When It Comes to Gum Infections, the Immediate Danger Sign Isn’t Red, It’s Black

Necrotizing ulcerative periodontitis is a gum disease you have probably never heard of. Periodontitis is any condition of inflammation of the gums, usually caused by bacterial infection. Ulcerative periodontitis is a condition of inflammation that causes ulcers, or gaps in the outer layers of the gums that can allow infection to go down to your teeth-but the gum isn’t killed. Necrotizing ulcerative periodontitis, also known as NUP and black gum disease, is a condition of inflammation that causes the gums to “crater” and even kills the bone beneath them.

What are the warning signs that you may have NUP? Instead of reddish swelling that hurts, you have black craters that have no sensation at all. But before this happens you may have sudden, intense jaw pain, along with really awful bad breath, spontaneous bleeding, a metallic taste in the mouth (which stops when the bleeding stops), and cone-shaped indentations going deep into the gum line.

Is periodontitis the same thing as gingivitis? Black gum /NUP is not the same thing as gingivitis. In gingivitis, the inflammation and irritation is caused by the immune system itself. The immune system tries to get rid of accumulations of bacteria known as plaques by destroying the tissue in which they live. The immune system itself causes the destruction of the gums and loosens the teeth.
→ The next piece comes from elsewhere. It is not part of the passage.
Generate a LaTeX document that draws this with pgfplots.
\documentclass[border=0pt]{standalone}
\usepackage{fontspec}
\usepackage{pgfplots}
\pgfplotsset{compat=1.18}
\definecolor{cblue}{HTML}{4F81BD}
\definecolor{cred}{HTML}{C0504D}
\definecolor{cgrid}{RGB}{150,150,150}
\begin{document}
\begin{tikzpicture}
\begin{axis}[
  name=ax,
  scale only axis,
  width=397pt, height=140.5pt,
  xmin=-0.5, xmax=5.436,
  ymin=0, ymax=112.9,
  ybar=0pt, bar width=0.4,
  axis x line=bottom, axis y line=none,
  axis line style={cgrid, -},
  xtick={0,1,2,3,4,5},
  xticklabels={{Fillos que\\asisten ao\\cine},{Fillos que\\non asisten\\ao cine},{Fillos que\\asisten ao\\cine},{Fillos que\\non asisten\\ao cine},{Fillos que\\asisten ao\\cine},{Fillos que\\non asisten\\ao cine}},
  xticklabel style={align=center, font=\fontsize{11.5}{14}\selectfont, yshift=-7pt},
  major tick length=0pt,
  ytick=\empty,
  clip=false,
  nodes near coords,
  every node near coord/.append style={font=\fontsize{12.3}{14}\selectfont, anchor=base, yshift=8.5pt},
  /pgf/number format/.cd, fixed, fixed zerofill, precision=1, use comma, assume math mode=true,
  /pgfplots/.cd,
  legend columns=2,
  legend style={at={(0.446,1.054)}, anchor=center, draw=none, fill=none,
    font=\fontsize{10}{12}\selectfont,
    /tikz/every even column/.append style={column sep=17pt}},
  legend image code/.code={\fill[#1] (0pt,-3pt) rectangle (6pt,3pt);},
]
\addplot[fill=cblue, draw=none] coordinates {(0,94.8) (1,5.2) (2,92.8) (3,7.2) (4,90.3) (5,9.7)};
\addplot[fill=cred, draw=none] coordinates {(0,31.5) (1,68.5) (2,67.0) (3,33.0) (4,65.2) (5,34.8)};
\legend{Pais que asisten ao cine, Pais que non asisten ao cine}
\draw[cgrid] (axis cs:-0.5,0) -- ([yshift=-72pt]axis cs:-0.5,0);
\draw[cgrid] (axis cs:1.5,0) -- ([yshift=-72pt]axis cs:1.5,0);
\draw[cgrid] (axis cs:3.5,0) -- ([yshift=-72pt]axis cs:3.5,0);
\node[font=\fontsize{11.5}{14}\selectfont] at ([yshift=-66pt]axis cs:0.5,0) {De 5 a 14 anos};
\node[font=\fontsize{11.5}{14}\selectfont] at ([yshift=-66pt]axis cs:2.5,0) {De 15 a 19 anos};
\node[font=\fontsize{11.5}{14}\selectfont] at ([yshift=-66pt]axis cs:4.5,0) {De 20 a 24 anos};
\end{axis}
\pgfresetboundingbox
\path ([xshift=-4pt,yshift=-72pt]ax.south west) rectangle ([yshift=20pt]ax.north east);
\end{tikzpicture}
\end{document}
In black gum disease/NUP, the tiny black spots on the gums that can go deep into the jawbone are the result of tissue destruction by bacteria or molds, not by the body’s inflammatory processes. Microorganims such as strain of Streptococcus bacteria, a strain of Actinomycetes fungi, or an organism similar to syphilis (although not spread by sexual contact) do the actual destruction of tissue.
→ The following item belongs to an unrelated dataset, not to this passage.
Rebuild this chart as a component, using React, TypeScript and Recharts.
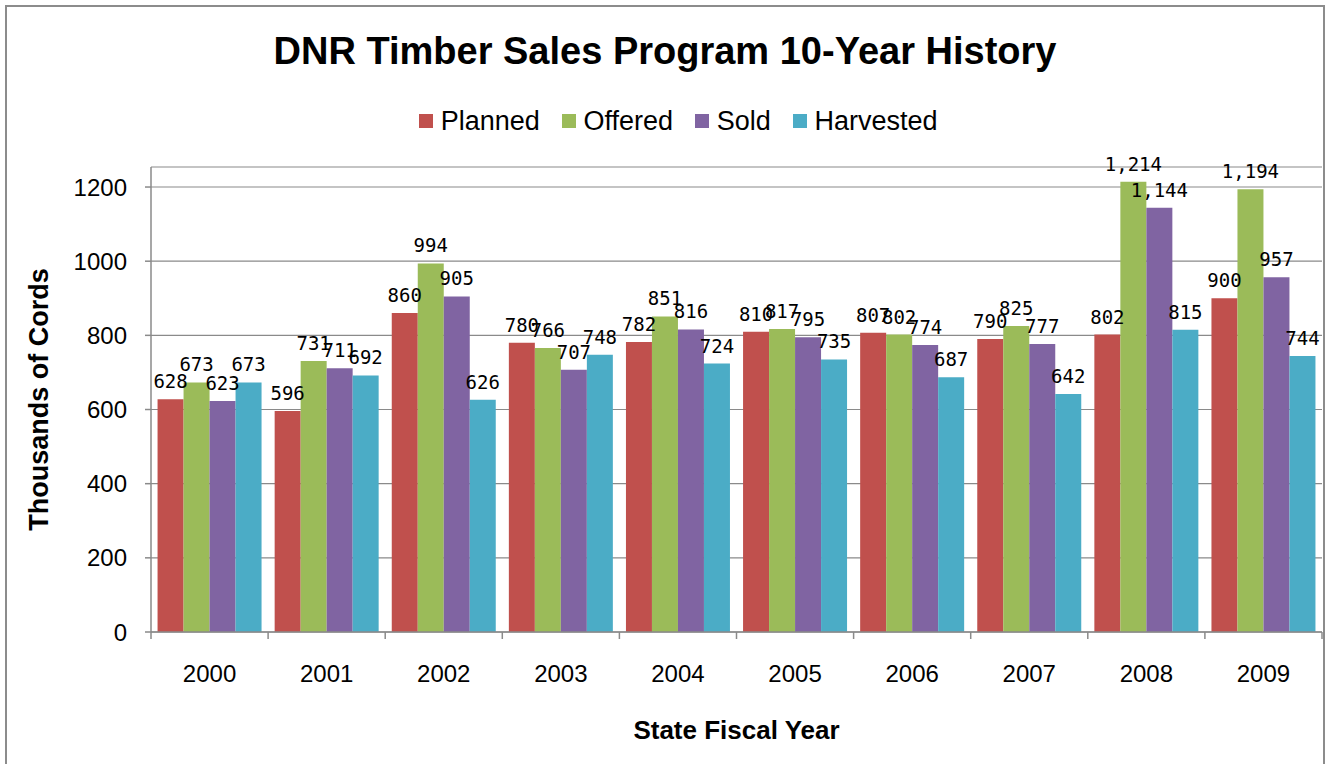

How do people get NUP? This condition most commonly occurs only if people abandon oral hygiene completely-no brushing, no flossing, no mouthwash. The people most likely to suffer this kind of oral infection are those who live in deserts, especially the Sahara, and people who lose the use of their hands but do not have assistance for personal care.

How is necrotizing ulcerative periodontitis treated? Treating black gum requires professional care. Your dentist can prescribe appropriate antibiotics, and remove infected tissues.

There can be serious health concerns if you leave this condition untreated. You may not only lose all your teeth and suffer serious damage to the bones underlying your face, the infection can also spread to your heart.

Prevention is key. If you don’t live in a tent in the Sahara desert, you don’t have to suffer ulcerative periodontitis. Brush after every meal, floss (wrapping the floss around the tooth and pulling back and forth, not pushing the floss into your gum), and regular dental checkups can stop this condition before it starts.

Selected References:

Savage, Amir; Eaton, Kenneth A.; Moles, David R.; Needleman, Ian (2009). “A systematic review of definitions of periodontitis and methods that have been used to identify this disease“. Journal of Clinical Periodontology 36 (6): 458-467.